"Ink and Bone" by Rachel Caine has been marketed as Harry Potter meets The Book Thief meets Fahrenheit 451, and I really do see all three of those aspects contained within this one book. It makes for a delicious reading experience. Show me one book lover who doesn't enjoy reading a book which is about books!
Imagine a world where physical copies of books are treasured above all else. You can read books using the Libraries 'blanks', a electronic device much like our ebooks of today, but reading or owning a physical copy of a book is illegal. In fact physical books are so rare that book smuggling, selling, and collecting is a problematic thing of the black market.
Meet Jess Brightwell. His father is a book smuggler, and Jess has throughout his childhood been running these books for his father on the streets of London to place them into the buyers hands. This is a extremely dangerous occupation. The high Garda forces are ever vigilant, and if caught your crime is punishable by death. Jess has already lost a older brother.
The high Garda are the soldiers of the Library. The Library claims to be the preservation of books, and they seek to claim up all physical books in order to archive them and ensure that all readers are able to enjoy them through the experience of blanks.
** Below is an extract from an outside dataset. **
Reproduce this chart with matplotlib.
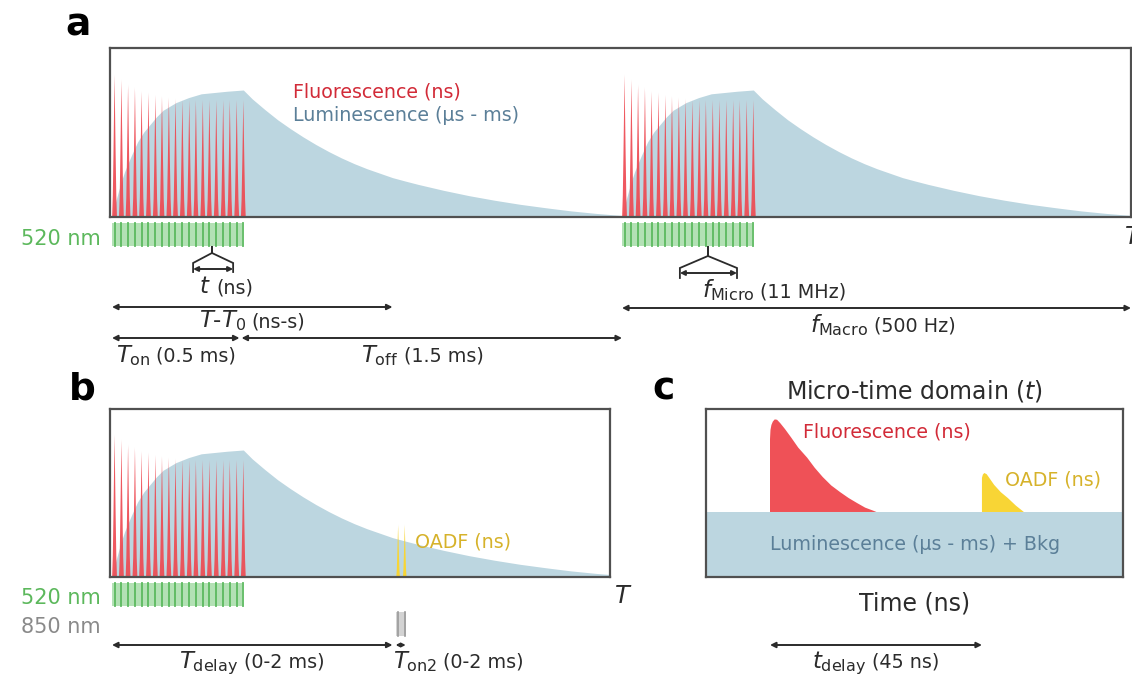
import matplotlib
matplotlib.use("Agg")
import matplotlib.pyplot as plt
import matplotlib.transforms as mtransforms
from matplotlib.patches import Rectangle

T_ON_MS = 0.5          # excitation on-time
T_OFF_MS = 1.5         # excitation off-time
PERIOD_MS = 2.0        # macro period (500 Hz)
T_MINUS_T0_MS = 1.10   # span of the T-T0 arrow
T_DELAY_MS = 1.10      # delay before the 850 nm pulse
T_ON2_MS = 0.04        # 850 nm on-time (drawn width)

# 11 MHz micro pulses inside one on-window (ms) and their fluorescence heights
spike_t_ms = [0.010, 0.037, 0.063, 0.090, 0.116, 0.143, 0.170, 0.196, 0.223, 0.249,
              0.276, 0.303, 0.329, 0.356, 0.382, 0.409, 0.436, 0.462, 0.489, 0.515]
spike_h = [1.12, 1.08, 1.04, 1.02, 0.99, 0.98, 0.96, 0.95, 0.94, 0.93,
           0.92, 0.92, 0.92, 0.92, 0.92, 0.92, 0.92, 0.92, 0.92, 0.92]

# luminescence build-up and decay (ms, normalised to peak)
lum_t_ms = [0.0, 0.01, 0.025, 0.04, 0.05, 0.075, 0.1, 0.125, 0.15, 0.175, 0.2, 0.25,
            0.3, 0.35, 0.4, 0.45, 0.515, 0.55, 0.6, 0.65, 0.7, 0.75, 0.8, 0.85,
            0.9, 0.95, 1.0, 1.05, 1.1, 1.15, 1.2, 1.3, 1.4, 1.5, 1.6, 1.7, 1.8,
            1.9, 2.0]
lum_v = [0.0, 0.09, 0.20, 0.30, 0.36, 0.48, 0.59, 0.67, 0.73, 0.79, 0.84, 0.90,
         0.94, 0.97, 0.98, 0.99, 1.0, 0.93, 0.845, 0.765, 0.695, 0.63, 0.57, 0.515,
         0.465, 0.42, 0.38, 0.345, 0.31, 0.283, 0.257, 0.21, 0.168, 0.132, 0.10,
         0.073, 0.048, 0.028, 0.012]

# OADF spikes in panel b (ms)
oadf_t_ms = [1.122, 1.148]
oadf_h = [0.41, 0.41]

# panel c: micro-time (ns)
bkg_level = 0.387
fl_t_ns = [0.0, 0.0, 0.1, 0.3, 0.6, 1.0, 1.5, 2.2, 3.2, 4.5, 6.0, 7.9, 9.5, 11.2,
           13.0, 14.9, 16.7, 18.5, 20.2, 21.9, 22.6]
fl_v = [0.387, 0.82, 0.875, 0.905, 0.925, 0.938, 0.936, 0.915, 0.88, 0.83, 0.77,
        0.71, 0.65, 0.595, 0.545, 0.505, 0.47, 0.44, 0.413, 0.395, 0.387]
oadf_c_t_ns = [45.0, 45.0, 45.2, 45.5, 46.0, 46.8, 47.6, 49.0, 50.5, 52.2, 53.9]
oadf_c_v = [0.387, 0.59, 0.610, 0.619, 0.612, 0.58, 0.548, 0.505, 0.47, 0.425, 0.387]
T_DELAY_NS = 45

# ---------------- style ----------------
RED = "#ee4a52"
RED_TXT = "#d22b38"
LUM = "#bcd6e0"
LUM_TXT = "#5b7f98"
GREEN_FILL = "#b3e1b5"
GREEN_LINE = "#5cba5f"
GREEN_TXT = "#5cb85c"
YEL = "#f8d535"
YEL_TXT = "#d6b22a"
GRAY_TXT = "#8a8a8a"
EDGE = "#505050"
INK = "#2b2b2b"

W, H = 1132, 674
fig = plt.figure(figsize=(W / 100, H / 100), dpi=100)
ID = mtransforms.IdentityTransform()
PX_Y = mtransforms.Affine2D().scale(1, -1).translate(0, H)


def px_axes(x0, y0, x1, y1):
    return fig.add_axes([x0 / W, 1 - y1 / H, (x1 - x0) / W, (y1 - y0) / H])


def bt(ax):
    return mtransforms.blended_transform_factory(ax.transData, PX_Y)


def style_box(ax, xlim, ylim):
    ax.set_xlim(*xlim)
    ax.set_ylim(*ylim)
    ax.set_autoscale_on(False)
    ax.set_xticks([])
    ax.set_yticks([])
    for s in ax.spines.values():
        s.set_color(EDGE)
        s.set_linewidth(1.6)
        s.set_zorder(5)


def ftext(x, y, s, **kw):
    kw.setdefault("va", "baseline")
    return fig.text(x, H - y, s, transform=ID, **kw)


def pair(anchor_x, y, math, plain, ha="center", msize=16.5, psize=13.8, color=INK):
    t1 = ftext(0, y, math, fontsize=msize, color=color, ha="left")
    t2 = ftext(0, y, plain, fontsize=psize, color=color, ha="left")
    r = fig.canvas.get_renderer()
    w1 = t1.get_window_extent(r).width
    w2 = t2.get_window_extent(r).width
    gap = 0.30 * psize * 100 / 72
    total = w1 + gap + w2
    x0 = anchor_x - total / 2 if ha == "center" else anchor_x
    t1.set_x(x0)
    t2.set_x(x0 + w1 + gap)


def disp_x(ax, x):
    return ax.transData.transform((x, 0))[0]


def harrow(ax, x0, x1, y, ms=8):
    tr = bt(ax)
    ax.annotate("", xy=(x1, y), xytext=(x0, y), xycoords=tr, textcoords=tr,
                arrowprops=dict(arrowstyle="<|-|>", color=INK, lw=1.4, mutation_scale=ms,
                                shrinkA=0, shrinkB=0),
                annotation_clip=False)


def spikes(ax, times, heights, width, color, offset=0.0, alpha=0.92):
    # needle-shaped pulses: broad base, concave sides, sharp tip
    for t, h in zip(times, heights):
        c = t + offset
        xs = [c - width / 2, c - width * 0.36, c - width * 0.22, c, c + width * 0.22,
              c + width * 0.36, c + width / 2]
        ys = [0, 0.15 * h, 0.45 * h, h, 0.45 * h, 0.15 * h, 0]
        ax.fill(xs, ys, color=color, lw=0, alpha=alpha, zorder=3)


def train(ax, t0, t1, line_ts, ytop, ybot, fill, line, lw=1.3):
    tr = bt(ax)
    ax.add_patch(Rectangle((t0, ytop), t1 - t0, ybot - ytop, transform=tr,
                           facecolor=fill, edgecolor="none", clip_on=False))
    for t in line_ts:
        ax.plot([t, t], [ytop, ybot], transform=tr, color=line, lw=lw, clip_on=False)


def bracket(ax, xc, xl, xr, y0, y1, y2, y3, ya):
    tr = bt(ax)
    kw = dict(transform=tr, color=INK, lw=1.3, clip_on=False, solid_joinstyle="miter")
    ax.plot([xl, xl, xc, xc, xc, xr, xr], [y3, y2, y1, y0, y1, y2, y3], **kw)
    harrow(ax, xl, xr, ya, ms=7)


PX_PER_MS = 255.0
# ---------------- panel a ----------------
ax_a = px_axes(110, 48, 1131, 217)
style_box(ax_a, ((110 - 112) / PX_PER_MS, (1131 - 112) / PX_PER_MS), (0, 169 / 127))
for k in range(2):
    off = k * PERIOD_MS
    ax_a.fill_between([t + off for t in lum_t_ms], 0, lum_v, color=LUM, lw=0, zorder=1)
    spikes(ax_a, spike_t_ms, spike_h, 0.019, RED, offset=off)
    train(ax_a, off, off + T_ON_MS + 0.01, [t + off for t in spike_t_ms], 223, 246,
          GREEN_FILL, GREEN_LINE)

ftext(293, 98, "Fluorescence (ns)", fontsize=13.7, color=RED_TXT)
ftext(293, 121, "Luminescence (µs - ms)", fontsize=13.7, color=LUM_TXT)
ftext(101, 245, "520 nm", fontsize=15, color=GREEN_TXT, ha="right")
ftext(1124, 244, "$T$", fontsize=17.5, color=INK, ha="left")
ftext(78, 36, "a", fontsize=27, fontweight="bold", color="black", ha="center")

# micro bracket t
bracket(ax_a, 0.392, 0.318, 0.475, 246, 253, 263, 272, 269)
pair(199, 293, "$t$", "(ns)", ha="left")
# f micro bracket
bracket(ax_a, PERIOD_MS + 0.337, PERIOD_MS + 0.227, PERIOD_MS + 0.451, 246, 256, 268, 278, 273)
pair(702, 297, r"$f_{\mathrm{Micro}}$", "(11 MHz)", ha="left")

harrow(ax_a, 0, T_MINUS_T0_MS, 307)
pair(disp_x(ax_a, T_MINUS_T0_MS / 2), 327, r"$T$-$T_{\mathit{0}}$", "(ns-s)")
harrow(ax_a, 0, T_ON_MS, 338)
harrow(ax_a, T_ON_MS + 0.008, T_ON_MS + T_OFF_MS, 338)
pair(disp_x(ax_a, T_ON_MS / 2), 362, r"$T_{\mathrm{on}}$", "(0.5 ms)")
pair(disp_x(ax_a, T_ON_MS + T_OFF_MS / 2) - 8, 362, r"$T_{\mathrm{off}}$", "(1.5 ms)")
harrow(ax_a, PERIOD_MS, (1131 - 112) / PX_PER_MS, 308)
pair(disp_x(ax_a, PERIOD_MS + 1.0) + 6, 332, r"$f_{\mathrm{Macro}}$", "(500 Hz)")

# ---------------- panel b ----------------
ax_b = px_axes(110, 409, 610, 577)
style_box(ax_b, ((110 - 112) / PX_PER_MS, (610 - 112) / PX_PER_MS), (0, 168 / 127))
ax_b.fill_between(lum_t_ms, 0, lum_v, color=LUM, lw=0, zorder=1)
spikes(ax_b, spike_t_ms, spike_h, 0.019, RED)
spikes(ax_b, oadf_t_ms, oadf_h, 0.014, YEL, alpha=1.0)
train(ax_b, 0, T_ON_MS + 0.01, spike_t_ms, 583, 606, GREEN_FILL, GREEN_LINE)
train(ax_b, oadf_t_ms[0] - 0.008, oadf_t_ms[1] + 0.006, oadf_t_ms, 612, 636,
      "#d3d3d3", "#9a9a9a", lw=1.2)

ftext(415, 548, "OADF (ns)", fontsize=13.7, color=YEL_TXT)
ftext(101, 604, "520 nm", fontsize=15, color=GREEN_TXT, ha="right")
ftext(101, 633, "850 nm", fontsize=15, color=GRAY_TXT, ha="right")
ftext(614, 603, "$T$", fontsize=17.5, color=INK, ha="left")
ftext(82, 399, "b", fontsize=27, fontweight="bold", color="black", ha="center")

harrow(ax_b, 0, T_DELAY_MS, 645)
harrow(ax_b, T_DELAY_MS + 0.012, T_DELAY_MS + 0.012 + T_ON2_MS, 645, ms=5)
pair(disp_x(ax_b, T_DELAY_MS / 2), 668, r"$T_{\mathrm{delay}}$", "(0-2 ms)")
pair(393, 668, r"$T_{\mathrm{on2}}$", "(0-2 ms)", ha="left")

# ---------------- panel c ----------------
PX_PER_NS = 4.71
ax_c = px_axes(706, 409, 1123, 577)
style_box(ax_c, ((706 - 770) / PX_PER_NS, (1123 - 770) / PX_PER_NS), (0, 1))
ax_c.axhspan(0, bkg_level, color=LUM, lw=0, zorder=1)
ax_c.fill(fl_t_ns, fl_v, color="#ef5157", lw=0, zorder=2)
ax_c.fill(oadf_c_t_ns, oadf_c_v, color=YEL, lw=0, zorder=2)

ftext(803, 437, "Fluorescence (ns)", fontsize=13.7, color=RED_TXT)
ftext(1005, 485, "OADF (ns)", fontsize=13.7, color=YEL_TXT)
ftext(915, 550, "Luminescence (µs - ms) + Bkg", fontsize=13.7, color=LUM_TXT, ha="center")
ftext(915, 398, "Micro-time domain ($t$)", fontsize=17, color=INK, ha="center")
ftext(915, 610, "Time (ns)", fontsize=17, color=INK, ha="center")
ftext(664, 399, "c", fontsize=27, fontweight="bold", color="black", ha="center")

harrow(ax_c, 0, T_DELAY_NS, 645)
pair(disp_x(ax_c, T_DELAY_NS / 2), 668, r"$t_{\mathrm{delay}}$", "(45 ns)")

fig.savefig("out.png", dpi=100)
Book burners burn books to make a statement, and in rebellion against all that the Library stands for.
Jess's father places him into the Library recruitment in order to have a inside source within the society itself. His father being the cruel man that he is, tells Jess that there is no home for him to come home to if he should fail.
I vastly enjoyed this book and the entire premise behind it. It addresses my own fears of books someday becoming the thing of the past. The only thing that confused me was the obvious advancement of the Library through weapons, automatons, etc, but the oddly out of place use of steam carriages ... I was never certain of what time this was all supposed to be taking place.